Fourth, finding offtakers to purchase renewable power represents a challenge. State-owned utilities within the region can help through bulk purchases from renewable projects. But they often lack the financial wherewithal to serve as offtakers. Large-demand private commercial and industrial consumers, when enabled by regulation, could meet a portion of power demand via contracting with renewable projects. Yet these firms do not always enjoy physical proximity to renewable projects, nor sufficient demand to buy all of the electricity produced from a single large-scale project.

Finally, a lack of regional coordination and inconsistent rules across jurisdictions raises the barriers to entry for new market participants in the Western Balkans and creates silos that may reduce the perception of scale of a truly regional opportunity.
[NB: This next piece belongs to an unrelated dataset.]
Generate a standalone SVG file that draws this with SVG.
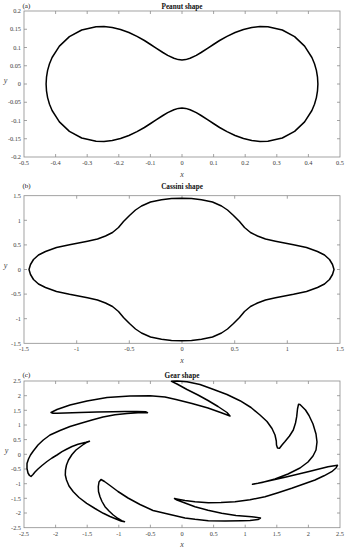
<svg xmlns="http://www.w3.org/2000/svg" width="350" height="550" viewBox="0 0 350 550">
<style>
.bg{fill:#fff}
.ax{fill:none;stroke:#8c8c8c;stroke-width:0.8}
.cv{fill:none;stroke:#000;stroke-width:1.5;stroke-linejoin:round}
.tl{font-family:"Liberation Serif","Times New Roman",serif;font-size:6.3px;fill:#3a3a3a}
.tx{text-anchor:middle}
.ty{text-anchor:end}
.ti{font-family:"Liberation Serif","Times New Roman",serif;font-size:7.2px;font-weight:bold;fill:#111;text-anchor:middle}
.pl{font-family:"Liberation Serif","Times New Roman",serif;font-size:7px;fill:#111}
.al{font-family:"Liberation Serif","Times New Roman",serif;font-size:8px;font-style:italic;fill:#444;text-anchor:middle}
</style>
<rect class="bg" x="0" y="0" width="350" height="550"/>

<g id="panel-a">
<rect class="ax" x="24" y="11" width="316" height="146"/>
<path class="ax" d="M55.6 157v-3M87.2 157v-3M118.8 157v-3M150.4 157v-3M182 157v-3M213.6 157v-3M245.2 157v-3M276.8 157v-3M308.4 157v-3M55.6 11v3M87.2 11v3M118.8 11v3M150.4 11v3M182 11v3M213.6 11v3M245.2 11v3M276.8 11v3M308.4 11v3M24 138.75h3M24 120.5h3M24 102.25h3M24 84h3M24 65.75h3M24 47.5h3M24 29.25h3M340 138.75h-3M340 120.5h-3M340 102.25h-3M340 84h-3M340 65.75h-3M340 47.5h-3M340 29.25h-3"/>
<g class="tl tx">
<text x="24" y="164.5">-0.5</text><text x="55.6" y="164.5">-0.4</text><text x="87.2" y="164.5">-0.3</text><text x="118.8" y="164.5">-0.2</text><text x="150.4" y="164.5">-0.1</text><text x="182" y="164.5">0</text><text x="213.6" y="164.5">0.1</text><text x="245.2" y="164.5">0.2</text><text x="276.8" y="164.5">0.3</text><text x="308.4" y="164.5">0.4</text><text x="340" y="164.5">0.5</text>
</g>
<g class="tl ty">
<text x="21" y="13.2">0.2</text><text x="21" y="31.4">0.15</text><text x="21" y="49.7">0.1</text><text x="21" y="67.9">0.05</text><text x="21" y="86.2">0</text><text x="21" y="104.4">-0.05</text><text x="21" y="122.7">-0.1</text><text x="21" y="140.9">-0.15</text><text x="21" y="159.2">-0.2</text>
</g>
<text class="ti" x="182" y="8.5">Peanut shape</text>
<text class="pl" x="22.5" y="7.8">(a)</text>
<text class="al" x="182" y="176.5">x</text>
<text class="al" x="5.5" y="83">y</text>
<path class="cv" d="M317.9 84L317.5 77.2L316.4 70.4L314.5 63.8L311.9 57.5L304.6 46.1L294.6 36.6L282.3 30L267.9 26.7L260 26.6L251.8 27.5L243.5 29.5L235.1 32.5L227 36.4L219.6 40.5L213.4 44.5L208.3 47.8L201.1 52.5L196.3 55.4L190.1 58.3L185.7 59.6L182 59.9L178.3 59.6L173.9 58.3L167.7 55.4L162.9 52.5L155.7 47.8L150.6 44.5L144.4 40.5L137 36.4L128.9 32.5L120.5 29.5L112.2 27.5L104 26.6L96.1 26.7L81.7 30L69.4 36.6L59.4 46.1L52.1 57.5L49.5 63.8L47.6 70.4L46.5 77.2L46.1 84L46.5 90.8L47.6 97.6L49.5 104.2L52.1 110.5L59.4 121.9L69.4 131.4L81.7 138L96.1 141.3L104 141.4L112.2 140.5L120.5 138.5L128.9 135.5L137 131.6L144.4 127.5L150.6 123.5L155.7 120.2L162.9 115.5L167.7 112.6L173.9 109.7L178.3 108.4L182 108.1L185.7 108.4L190.1 109.7L196.3 112.6L201.1 115.5L208.3 120.2L213.4 123.5L219.6 127.5L227 131.6L235.1 135.5L243.5 138.5L251.8 140.5L260 141.4L267.9 141.3L282.3 138L294.6 131.4L304.6 121.9L311.9 110.5L314.5 104.2L316.4 97.6L317.5 90.8Z"/>
</g>

<g id="panel-b">
<rect class="ax" x="24" y="195.7" width="316" height="147.6"/>
<path class="ax" d="M76.7 343.3v-3M129.3 343.3v-3M182 343.3v-3M234.7 343.3v-3M287.3 343.3v-3M76.7 195.7v3M129.3 195.7v3M182 195.7v3M234.7 195.7v3M287.3 195.7v3M24 220.3h3M24 244.9h3M24 269.5h3M24 294.1h3M24 318.7h3M340 220.3h-3M340 244.9h-3M340 269.5h-3M340 294.1h-3M340 318.7h-3"/>
<g class="tl tx">
<text x="24" y="350.8">-1.5</text><text x="76.7" y="350.8">-1</text><text x="129.3" y="350.8">-0.5</text><text x="182" y="350.8">0</text><text x="234.7" y="350.8">0.5</text><text x="287.3" y="350.8">1</text><text x="340" y="350.8">1.5</text>
</g>
<g class="tl ty">
<text x="21" y="197.9">1.5</text><text x="21" y="222.5">1</text><text x="21" y="247.1">0.5</text><text x="21" y="271.7">0</text><text x="21" y="296.3">-0.5</text><text x="21" y="320.9">-1</text><text x="21" y="345.5">-1.5</text>
</g>
<text class="ti" x="182" y="188.5">Cassini shape</text>
<text class="pl" x="22.5" y="187.5">(b)</text>
<text class="al" x="182" y="362.8">x</text>
<text class="al" x="5.5" y="268">y</text>
<path class="cv" transform="translate(0.5,0)" d="M333.5 269.5L332 264.5L329 259.5L324 255L317 251.5L306 247.5L293 244.7L284 243L275 241.2L265 239L257 236L250 232.5L244 227.5L239 221.5L233 215.5L227 210L221 206L212 202L201 199.7L191 198.5L181 198.2L171 198.5L161 199.7L150 202L141 206L135 210L129 215.5L123 221.5L118 227.5L112 232.5L105 236L97 239L87 241.2L78 243L69 244.7L56 247.5L45 251.5L38 255L33 259.5L30 264.5L28.5 269.5L30 274.5L33 279.5L38 284L45 287.5L56 291.5L69 294.3L78 296L87 297.8L97 300L105 303L112 306.5L118 311.5L123 317.5L129 323.5L135 329L141 333L150 337L161 339.3L171 340.5L181 340.8L191 340.5L201 339.3L212 337L221 333L227 329L233 323.5L239 317.5L244 311.5L250 306.5L257 303L265 300L275 297.8L284 296L293 294.3L306 291.5L317 287.5L324 284L329 279.5L332 274.5Z"/>
</g>

<g id="panel-c">
<rect class="ax" x="24" y="381" width="316" height="146.7"/>
<path class="ax" d="M55.6 527.7v-3M87.2 527.7v-3M118.8 527.7v-3M150.4 527.7v-3M182 527.7v-3M213.6 527.7v-3M245.2 527.7v-3M276.8 527.7v-3M308.4 527.7v-3M55.6 381v3M87.2 381v3M118.8 381v3M150.4 381v3M182 381v3M213.6 381v3M245.2 381v3M276.8 381v3M308.4 381v3M24 395.7h3M24 410.3h3M24 425h3M24 439.6h3M24 454.3h3M24 469h3M24 483.7h3M24 498.3h3M24 513h3M340 395.7h-3M340 410.3h-3M340 425h-3M340 439.6h-3M340 454.3h-3M340 469h-3M340 483.7h-3M340 498.3h-3M340 513h-3"/>
<g class="tl tx">
<text x="24" y="535.7">-2.5</text><text x="55.6" y="535.7">-2</text><text x="87.2" y="535.7">-1.5</text><text x="118.8" y="535.7">-1</text><text x="150.4" y="535.7">-0.5</text><text x="182" y="535.7">0</text><text x="213.6" y="535.7">0.5</text><text x="245.2" y="535.7">1</text><text x="276.8" y="535.7">1.5</text><text x="308.4" y="535.7">2</text><text x="340" y="535.7">2.5</text>
</g>
<g class="tl ty">
<text x="21" y="383.2">2.5</text><text x="21" y="397.9">2</text><text x="21" y="412.5">1.5</text><text x="21" y="427.2">1</text><text x="21" y="441.8">0.5</text><text x="21" y="456.5">0</text><text x="21" y="471.2">-0.5</text><text x="21" y="485.9">-1</text><text x="21" y="500.5">-1.5</text><text x="21" y="515.2">-2</text><text x="21" y="529.9">-2.5</text>
</g>
<text class="ti" x="182" y="378.3">Gear shape</text>
<text class="pl" x="22.5" y="377.3">(c)</text>
<text class="al" x="182" y="547">x</text>
<text class="al" x="6.5" y="453">y</text>
<path class="cv" d="M51 412.5L57 409.5L70 405L87 401L107 397.5L130 396L150 395.7L165 397L176 399.5L192 403.5L208 408L222 413L230 416L227 412.5L218 406.5L208 400.5L198 395L187 389.5L177 384L171.5 381.3L177 381L187 381.8L200 384.5L213 389.3L227 394.5L240 400.7L251 407.5L260 415L267 421.5L272 428.5L275 435L276.3 441L276.5 445L277.5 448L279.5 448.3L282 445L285 441.5L289.5 436L293.3 430L295.5 423L296.7 416.7L297.5 409L298.5 404.3L300 404.5L302 406.5L305.5 410L309 415.5L313 424L316 434L317 442L316 450L313 456L308 462L300 468L288 474L275 479L262 482.5L252.5 484.3L258 483.3L266 481.5L285 477.3L308 471.7L328 466.7L337.5 465.3L336 468L331.7 471.7L324 475.8L315 480L303 484.3L291.7 488.3L278 492.7L265 496.7L250 499.7L235 501.7L221 502.6L208.3 502.7L195 501.8L185 500.5L178 499.2L174.5 498.5L177 500L185 503L195 506.7L208 510.3L221.7 513.3L236 515.5L251.7 516.7L260.5 518L258 519.5L250 520.4L241.7 520.7L225 521L208.3 520.7L195 519.3L185 518L170 514.5L153 510.5L140 504.5L128 498L118 491.5L110 485.5L104.5 481.5L101 479.5L99 482L98.3 486.7L98.5 491.5L100 496.7L102 501.5L105 506.7L109 511L113.3 515L118 518.5L121.7 520.7L124.5 521.8L121 521L116.7 519.3L110 516.5L103.3 513.3L95 508.5L86.7 503.3L79 497.5L73.3 491.7L69 486L66.5 480L65.3 475L65.5 470L66.5 465L68.5 460L72 454.5L76 450L80 447L84 444L87 442.2L89.5 441.2L86 442.3L82 443.2L78 444.3L72 446.5L67 449L62 451.7L57 455L52 458L47 461.5L42 465.5L38 469L35 472L33 474.5L31 476.5L29.5 475.5L28 473L27 468.5L27 463.5L28.5 459L30.5 455L33.3 451L38 445L43.3 440L50 435L60 430.5L70 426.5L80 423.5L92 420L103 417L115 414.8L127 413.5L138 412.8L147.5 412.7L146 411.8L137 411.4L125 411.5L113 411.7L97 412L80 412.5L65 413L57 413.3L53 413.2Z"/>
</g>
</svg>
Coal, grid capacity, and technology

Despite coal’s outsized role in the region’s energy system, there are no current plans for new coal capacity. Within the next decade, many aging plants will either retire or be refurbished to become less polluting. To facilitate both retirements of coal and deployment of renewables, private developers should pursue clean energy projects adjacent to planned coal plant retirements to secure valuable transmission capacity and help move renewable projects to construction and operation.

Battery storage will also play a role in enabling growth in renewables as coal plants retire. Regulations that incentivize battery deployment would help new solar and wind replace coal by firming up intermittency. Battery systems can also facilitate incremental increases in solar and wind capacity—for example, if a solar project has 100 MW of grid capacity, its owner can overbuild to 120 MW, store the excess 20 MW, and deliver this power to consumers when the solar output declines in the evening.

Other technical solutions, like grid-enhancing technologies (GETs), can increase the capacity of existing power lines. With minimal investment, GETs carve out room on the grid for new solar and wind projects where there previously was none. In addition to grid capacity, the introduction of GETs can enable business partnerships and knowledge transfer between the companies that deliver these technologies and utilities or power grid operators.

Procuring renewable power

Auctions are a proven method used by many countries to secure investment in power generation. They can enable price discovery and enhance competition, leading to the deployment of inexpensive power.

Serbia, Albania, and Kosovo have implemented auctions for procuring renewable energy. Other nations in the region may follow suit.

Yet auctions can lead to problems. Auction design and administration must account for local contexts. If implemented incorrectly, auctions can inspire collusion, thereby undermining legitimacy and competitiveness. Or they can cause overly aggressive bidding, harming project completion rates. Finally, auctions often limit the number of suppliers, which can reduce competitiveness.

One alternative to auctions is a bilateral approach, in which procurement is negotiated directly between power purchaser and project developers, leading to quicker deployment and lower transaction costs. Such an approach can also unlock access to suppliers that may not normally join an auction process.

European Union support

Support from the EU and European institutions is a key facet of the Western Balkans’ transition. Serbia’s utility recently secured $100 million in green debt from an Italian bank, enhancing its viability as a green offtaker. The prospect of EU accession provides a carrot for decarbonization as well. The EU has made billions of euros available to support regional energy transition projects. Meeting EU standards to access financing could encourage standardization of rules that would help private investors more effectively navigate the region.

Looking ahead

The tailwinds propelling solar and wind investment are strong. Developing solar and wind generation will bolster the Western Balkans’ economy and provide broader strategic advantages as the region continues to face fast-evolving energy and geopolitical paradigms.

 Michael Hochberg is chief development officer at HGR Energy.